In training with the U.S. team in the two years subsequent to the 1936 Olympics, Wildman averaged around 5 miles swimming daily, and worked out 5-6 days with the team. He retired from Water Polo and swimming competition around 1939, partly as a result of learning there would be no 1940 Olympics.

==WWII service==
Possessing a Skipper's and shipping Engineer's liscense, Wildman served in the Merchant Marines in WWII, operating and maintaining 98-foot tugboats. By war's end he was a chief engineer over six tuboats near Port Hueneme and performed maintenance on diesel engines. During a portion of his service, he continued to work operating his service station taking two 18-hour shifts weekly, and simultaneously working as a ships engineer for the merchant marines.

===Later life===
After divorcing his first wife, in 1945 he married Naomi D. Richmond, whom he had known since seventh grade in High School. Naomi kept the books for his auto service station in Marina del Ray. After 1967, the couple lived in a condominium in Marina del Ray's Villa Imperia. In his later life, he enjoyed diving and racing his 42-foot sailboat, winning the Ensenada Race in 1961, and placing well in several other years. An enthusiastic and accomplished sailor, Wildman participated in the Ensenada Race from 1956-1970, one of the world's largest races open to international competition. He officially retired from working at his service station in 1972, and was a Rotarian for 34 years, serving a term as President in the early 1960's. In service to the community during his retirement, he worked with Andrew Strenk, a 1968 Olympian, doing planning for the 1984 Olympics, where he logged 400 hours, and helped later to promote the Calgary Winter Olympics in 1988, serving on the Olympic committee.

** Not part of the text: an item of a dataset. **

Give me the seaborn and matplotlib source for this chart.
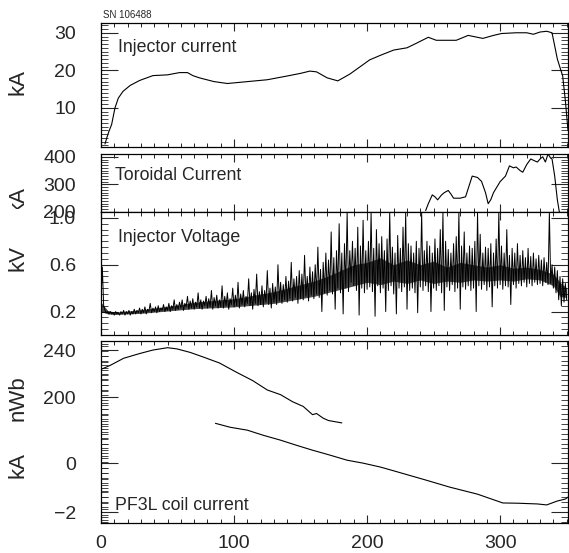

Wildman died at 77 on October 13, 1989, in greater Los Angeles, California. He was survived by his wife Naomi, and four grandchildren. Of his two children from his former marriage, his son survived him, and his daughter pre-deceased him.

===Honors===
In 1983, partly for his service as an Olympian that won the first U.S. bronze medal in water polo, he was inducted into the USA Water Polo Hall of Fame.